The World Bank example is obvious. The UNITAID one is more subtle -- it actually demonstrates a simple means for the IGOs to avoid the immunity issue entirely, because the complaint was actually brought by a **licensee** of Unitaid. The critical language is:
http://www.wipo.int/amc/en/domains/search/text.jsp?case=D2012-1922
"In 2009, a Fiduciary Agreement was made between the World Health Organization/Unitaid and the Complainant to file and hold in its own name, for the benefit of Unitaid, the necessary applications for the protection of the “Unitaid” name, according to the instructions and under the control of World Health Organization/Unitaid.
In 2009, the Complainant thus registered, in its own name but for the benefit of World Health Organization/Unitaid, UNITAID as a trademark in numerous jurisdictions."
In my opinion, those two paragraphs alone provide a perfect solution for IGOs. Indeed, we could conceivably put an end to this workgroup, by simply pointing to the above as a roadmap for IGOs to follow, to work within an unamended UDRP.
6. There are much better alternatives than that suggested by staff, that are more tightly focused and preserve the rights of registrants. In particular, I believe the following two have already been discussed (perhaps in the subgroups, and not to to full list),
(a) (my own idea, which I spent a lot of time thinking about before this working group even started) Allow the national government in the jurisdiction in the jurisdiction of the REGISTRANT to have standing as the complainant on behalf of an IGO. Since the national government is the signatory of the treaty, it makes sense that any enforcement should fall upon them. Suppose a Canadian registered UNESCO.tld. UNESCO could complain to the Federal government of Canada, and the Federal government of Canada could file the UDRP. The Federal government of Canada would have no problems with mutual jurisdiction and immunity, because obviously a national of Canada can sue the Federal government of Canada in their own national courts!
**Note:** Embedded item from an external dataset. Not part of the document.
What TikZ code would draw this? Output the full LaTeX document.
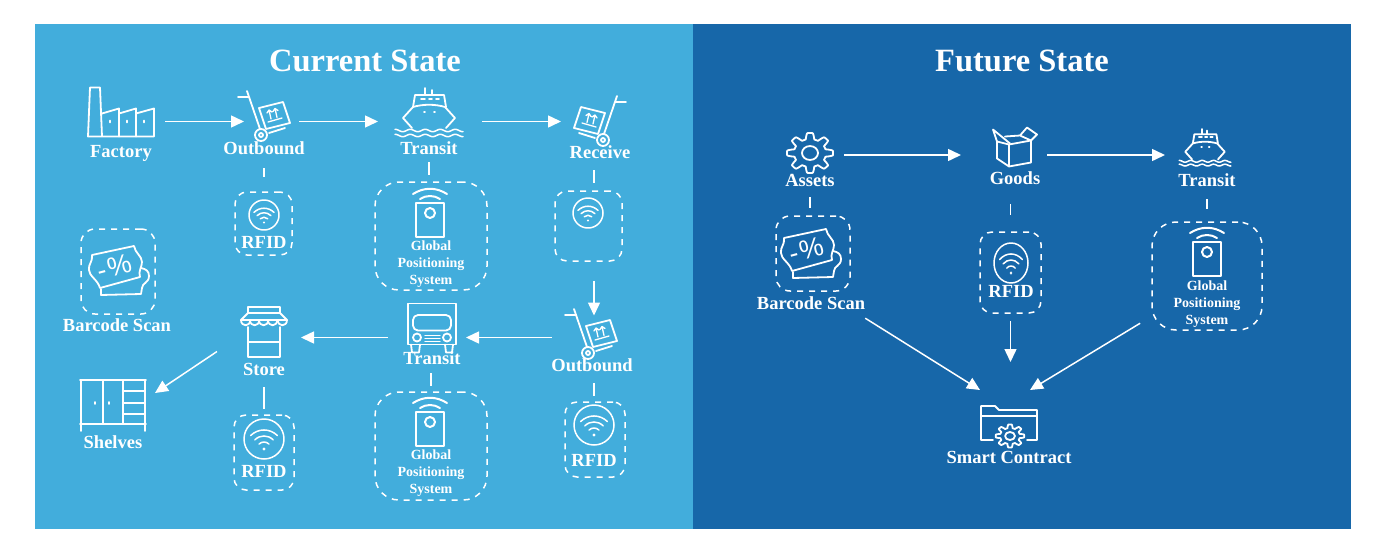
\documentclass[tikz,border=0pt]{standalone}
\usepackage{fontspec}
\setmainfont{Liberation Serif}
\newfontfamily\pctfont{Liberation Sans}
\usetikzlibrary{arrows.meta}
\definecolor{currentblue}{RGB}{66,173,220}
\definecolor{futureblue}{RGB}{23,103,169}
\tikzset{
  icon/.style={draw=white, line width=1.8pt, line join=round, line cap=round},
  factoryicon/.pic={
    \draw[icon] (-19,24) -- (-21,-25) -- (-31,-25) -- (-33,24) -- (33,24) -- (33,-4) -- (15,1) -- (15,-4) -- (-2,1) -- (-2,-4) -- (-19,1);
    \draw[icon] (-2,1) -- (-2,24) (15,1) -- (15,24);
    \foreach \wx in {-11,6,23} \draw[icon] (\wx,8) -- (\wx,10);
  },
  carticon/.pic={
    \draw[icon] (-26,-18) -- (-16,-18) (-17,-24) -- (-4,14);
    \draw[icon] (-3,20) circle (6) (-3,20) circle (2);
    \draw[icon] (5,18) -- (21,13);
    \draw[icon] (-5,-7) -- (19,-13) -- (26,8) -- (2,14) -- cycle;
    \draw[icon, line width=1.3pt] (7,4) -- (5,-5) (3,-2) -- (5,-5) -- (8,-3) (13,2.5) -- (11,-6.5) (9,-3.5) -- (11,-6.5) -- (14,-4.5) (4,7) -- (18,3);
  },
  shipicon/.pic={
    \draw[icon] (-26,5) -- (-16,-6) .. controls (-6,-9) and (6,-9) .. (16,-6) -- (26,5) -- (17,15) (-17,15) -- (-26,5);
    \draw[icon] (-16,-6) -- (-14,-18) -- (15,-18) -- (17,-6);
    \draw[icon] (-4,-25) -- (-4,-18) (3,-23) -- (3,-18);
    \draw[icon] (-8,-14) -- (-4,-14) (0,-14) -- (3,-14) (7,-14) -- (10,-14);
    \draw[icon] (-5,-1) -- (-4,-1) (5,-1) -- (6,-1);
    \foreach \wy in {17.5,22.5}
      \draw[icon, line width=1.5pt] plot[domain=-34:34,samples=45] (\x,{\wy+1.2*sin(\x*24)});
  },
  truckicon/.pic={
    \draw[icon] (-24,17) -- (-24,-24) -- (24,-24) -- (24,17) -- cycle;
    \draw[icon, rounded corners=5pt] (-19,-12.5) rectangle (19,3);
    \draw[icon] (-15,10) circle (4) (15,10) circle (4);
    \draw[icon, line width=1.3pt] (-7,8) -- (8,8) (-7,11) -- (8,11) (-7,14) -- (8,14);
    \draw[icon] (-21,17) -- (-20,25) -- (-13,25) -- (-12,17) (13,17) -- (14,25) -- (20,25) -- (21,17);
  },
  storeicon/.pic={
    \draw[icon] (-16,-25) rectangle (16,-19);
    \draw[icon] (-16,-19) -- (-23,-12) -- (23,-12) -- (16,-19);
    \foreach \sx in {-23,-14,-5,4,13.8}
      \draw[icon] (\sx,-12) .. controls (\sx,-5) and (\sx+9.2,-5) .. (\sx+9.2,-12);
    \draw[icon] (-16,-5) -- (-16,25) -- (16,25) -- (16,-5) (-16,10) -- (16,10);
  },
  shelficon/.pic={
    \draw[icon] (-33,-24) -- (33,-24) (-33,20) -- (33,20);
    \draw[icon] (-32,-24) -- (-32,27) (32,-24) -- (32,27);
    \draw[icon] (-10,-24) -- (-10,20) (10,-24) -- (10,20);
    \draw[icon] (10,-12.7) -- (32,-12.7) (10,-1) -- (32,-1) (10,10) -- (32,10);
    \draw[icon] (-18,-2) -- (-18,0) (-4,-2) -- (-4,0);
  },
  ticketicon/.pic={
    \draw[icon] (-26,-16) -- (16,-25) .. controls (17,-18) and (24,-15) .. (24,-9) .. controls (24,-4) and (20,0) .. (22,6) -- (-18,17) .. controls (-20,9) and (-29,5) .. (-29,-1) .. controls (-30,-7) and (-25,-9) .. (-26,-16);
    \draw[icon] (23,-3) .. controls (28,-2) and (31,0) .. (31,5) .. controls (31,12) and (24,12) .. (24,17) -- (23,23) -- (-17,24) -- (-17,18);
    \node[text=white, rotate=15, inner sep=0pt, font=\pctfont\fontsize{27}{27}\selectfont] (-pct) at (-4,-4) {-\kern2pt\%};
  },
  wifiicon/.pic={
    \draw[icon, line width=1.5pt] (0,0) circle (20);
    \foreach \wr in {7,13,19}
      \draw[icon, line width=1.5pt] ({-.707*\wr},{10-.707*\wr}) .. controls ({-.3*\wr},{10-1.1*\wr}) and ({.3*\wr},{10-1.1*\wr}) .. ({.707*\wr},{10-.707*\wr});
    \fill[white] (0,10) circle (1.6);
  },
  gpsicon/.pic={
    \draw[icon, line width=2.2pt] (-14,-17) rectangle (14,17);
    \draw[icon, line width=2pt] (0,-7) circle (5);
    \draw[icon, line width=2pt] (-17,-26) .. controls (-6,-33) and (6,-33) .. (17,-26) (-10,-21) .. controls (-4,-25) and (4,-25) .. (10,-21);
  },
  gearicon/.pic={
    \draw[icon] plot[domain=0:360,samples=241] (\x:{19.5+3.5*max(-1,min(1,1.8*cos(8*\x)))}) -- cycle;
    \draw[icon] (0,0) circle (8);
  },
  goodsicon/.pic={
    \draw[icon] (-18,-6) -- (-18,11) -- (-6,19) -- (16,15) -- (16,-7) -- (-6,-3) -- cycle (-6,-3) -- (-6,19);
    \draw[icon] (-18,-6) -- (-22,-18) -- (-5,-4) (5,-12) -- (12,-20) -- (22,-13) -- (16,-7) -- (5,-12) (-10,-11) -- (5,-12);
  },
  foldericon/.pic={
    \draw[icon] (-16,17) -- (-28,17) -- (-28,-17) -- (-14,-17) -- (-10,-13) -- (28,-13) -- (28,17) -- (18,17) (-28,-7) -- (28,-7);
    \pic[xscale=.62, yscale=.5] at (1,13) {gearicon};
  }
}
\begin{document}
\begin{tikzpicture}[x=1pt, y=-1pt,
  panel/.style={anchor=north west, inner sep=0pt, minimum width=658, minimum height=505},
  hub/.style={inner sep=0pt, outer sep=0pt, minimum height=28},
  dbox/.style={draw=white, dashed, dash pattern=on 6pt off 6pt, line width=1.5pt, inner sep=0pt, rounded corners=12pt},
  title/.style={text=white, inner sep=0pt, font=\bfseries\fontsize{32.5}{32.5}\selectfont},
  lbl/.style={text=white, inner sep=0pt, text height=12pt, text depth=0pt, font=\bfseries\fontsize{18.5}{18.5}\selectfont},
  gpstxt/.style={text=white, inner sep=0pt, align=center, font=\bfseries\fontsize{14}{17}\selectfont},
  arr/.style={-{Triangle[length=13pt,width=12pt]}, white, line width=1.5pt},
  stub/.style 2 args={white, line width=1.5pt, shorten <=#1pt, shorten >=#2pt}
]
  \useasboundingbox (0,0) rectangle (1390,549);
  \node[panel, fill=currentblue] (current) at (35,24) {};
  \node[panel, fill=futureblue] (future) at (693,24) {};
  \node[title] (currenttitle) at (365,61) {Current State};
  \node[title] (futuretitle) at (1022,61) {Future State};

  % current state
  \node[hub, minimum width=88] (factory) at (121,121.5) {};
  \node[hub, minimum width=55] (outa) at (271.5,121.5) {};
  \node[hub, minimum width=104] (shipa) at (430,121.5) {};
  \node[hub, minimum width=66] (receive) at (594,121.5) {};
  \node[hub, minimum width=84, minimum height=44] (outb) at (594,337.5) {};
  \node[hub, minimum width=78] (truck) at (427,337.5) {};
  \node[hub, minimum width=84] (store) at (259,337.5) {};
  \node[hub, minimum width=84, minimum height=22] (shelves) at (113,404) {};

  \pic at (121,112.5) {factoryicon};
  \pic at (264,115) {carticon};
  \pic at (429,113) {shipicon};
  \pic[xscale=-1] at (600,120) {carticon};
  \pic at (591,333) {carticon};
  \pic at (432,327.5) {truckicon};
  \pic at (264,332) {storeicon};
  \pic at (113,404) {shelficon};

  \node[lbl] (factorylbl) at (121,151) {Factory};
  \node[lbl] (outalbl) at (264,148) {Outbound};
  \node[lbl] (shipalbl) at (429,148) {Transit};
  \node[lbl] (receivelbl) at (600,152) {Receive};
  \node[lbl] (outblbl) at (592,365) {Outbound};
  \node[lbl] (trucklbl) at (432,358) {Transit};
  \node[lbl] (storelbl) at (264,369) {Store};
  \node[lbl] (shelveslbl) at (113,442) {Shelves};

  \node[dbox, minimum width=57, minimum height=63] (rfida) at (263.5,223.5) {};
  \node[dbox, minimum width=112, minimum height=108, rounded corners=24pt] (gpsa) at (431,236) {};
  \node[dbox, minimum width=67, minimum height=70] (rfidb) at (588.5,226) {};
  \node[dbox, minimum width=60, minimum height=75] (rfidc) at (595,439.5) {};
  \node[dbox, minimum width=112, minimum height=108, rounded corners=24pt] (gpsb) at (431,446) {};
  \node[dbox, minimum width=60, minimum height=75] (rfidd) at (264,452.5) {};
  \node[dbox, minimum width=74, minimum height=85, rounded corners=14pt] (scana) at (118,271.5) {};

  \pic[scale=.75] at (264,215) {wifiicon};
  \pic at (430,220) {gpsicon};
  \pic[scale=.75] at (588,213) {wifiicon};
  \pic at (594,425) {wifiicon};
  \pic at (430,429) {gpsicon};
  \pic at (264,439) {wifiicon};
  \pic (scanicona) at (118,271) {ticketicon};

  \node[lbl] (rfidalbl) at (264,242) {RFID};
  \node[gpstxt] (gpsalbl) at (431,264) {Global\\Positioning\\System};
  \node[lbl] (rfidclbl) at (594,460) {RFID};
  \node[gpstxt] (gpsblbl) at (431,473) {Global\\Positioning\\System};
  \node[lbl] (rfiddlbl) at (264,471) {RFID};
  \node[lbl] (scanalbl) at (117,325) {Barcode Scan};

  \draw[arr] (factory.east) -- (outa.west);
  \draw[arr] (outa.east) -- (shipa.west);
  \draw[arr] (shipa.east) -- (receive.west);
  \draw[arr, shorten <=19pt] (receive.south |- rfidb.south) -- (outb.north);
  \draw[arr] (outb.west) -- (truck.east);
  \draw[arr] (truck.west) -- (store.east);
  \draw[arr] (store.south west) -- (shelves.north east);
  \draw[stub={14}{14}] (outalbl.south) -- (outalbl.south |- rfida.north);
  \draw[stub={8}{6}] (shipalbl.south) -- (shipalbl.south |- gpsa.north);
  \draw[stub={12}{7}] (receive.south |- receivelbl.south) -- (receive.south |- rfidb.north);
  \draw[stub={12}{5}] (outb.south |- outblbl.south) -- (outb.south |- rfidc.north);
  \draw[stub={9}{5}] (gpsb.north |- trucklbl.south) -- (gpsb.north);
  \draw[stub={12}{5}] (storelbl.south) -- (rfidd.north);

  % future state
  \node[hub, minimum width=68] (assets) at (810,155) {};
  \node[hub, minimum width=86] (goods) at (1004,155) {};
  \node[hub, minimum width=84] (shipb) at (1207,155) {};
  \node[hub, minimum width=50, minimum height=40] (contract) at (1005,410) {};

  \pic[yscale=.87] at (810,153) {gearicon};
  \pic at (1015,147.5) {goodsicon};
  \pic[scale=.76] at (1205,148) {shipicon};
  \pic at (1009,423) {foldericon};

  \node[lbl] (assetslbl) at (810,180) {Assets};
  \node[lbl] (goodslbl) at (1015,178) {Goods};
  \node[lbl] (shipblbl) at (1207,180) {Transit};
  \node[lbl] (contractlbl) at (1009,457) {Smart Contract};

  \node[dbox, minimum width=74, minimum height=75, rounded corners=14pt] (scanb) at (813,253.5) {};
  \node[dbox, minimum width=61, minimum height=81] (rfide) at (1010.5,272.5) {};
  \node[dbox, minimum width=110, minimum height=108, rounded corners=24pt] (gpsc) at (1207,276) {};

  \pic (scaniconb) at (810,254) {ticketicon};
  \pic[xscale=.85] at (1011,263) {wifiicon};
  \pic at (1207,259) {gpsicon};

  \node[lbl, minimum width=90, minimum height=30] (scanblbl) at (811,303) {Barcode Scan};
  \node[lbl] (rfidelbl) at (1011,291) {RFID};
  \node[gpstxt] (gpsclbl) at (1207,304) {Global\\Positioning\\System};

  \draw[arr] (assets.east) -- (goods.west);
  \draw[arr] (goods.east) -- (shipb.west);
  \draw[arr] (scanblbl.south east) -- (contract.north west);
  \draw[arr, shorten <=7pt, shorten >=28pt] (rfide.south) -- (rfide.south |- contract.north);
  \draw[arr, shorten <=13pt] (gpsc.216) -- (contract.north east);
  \draw[stub={11}{7}] (assetslbl.south) -- (assetslbl.south |- scanb.north);
  \draw[stub={20}{16}] (rfide.north |- goodslbl.south) -- (rfide.north);
  \draw[stub={13}{12}] (gpsc.north |- shipblbl.south) -- (gpsc.north);
\end{tikzpicture}
\end{document}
(b) (I think was Paul Keating's suggestion) Limit the scope of an IGO's potential liability from agreeing to the mutual jurisdiction to that of the domain name itself. i.e. the purpose of IGO immunity is to protect the IGO assets from being seized by 3rd parties. It's a shield. If the IGOs provide a *limited waiver*, so that the only downside for them involves the domain name itself (and thus no incursion on their assets), then that should be sufficient. The court action only takes place to block a transfer, so the domain name was never in the IGO's possession (even if a UDRP decision favoured the IGO).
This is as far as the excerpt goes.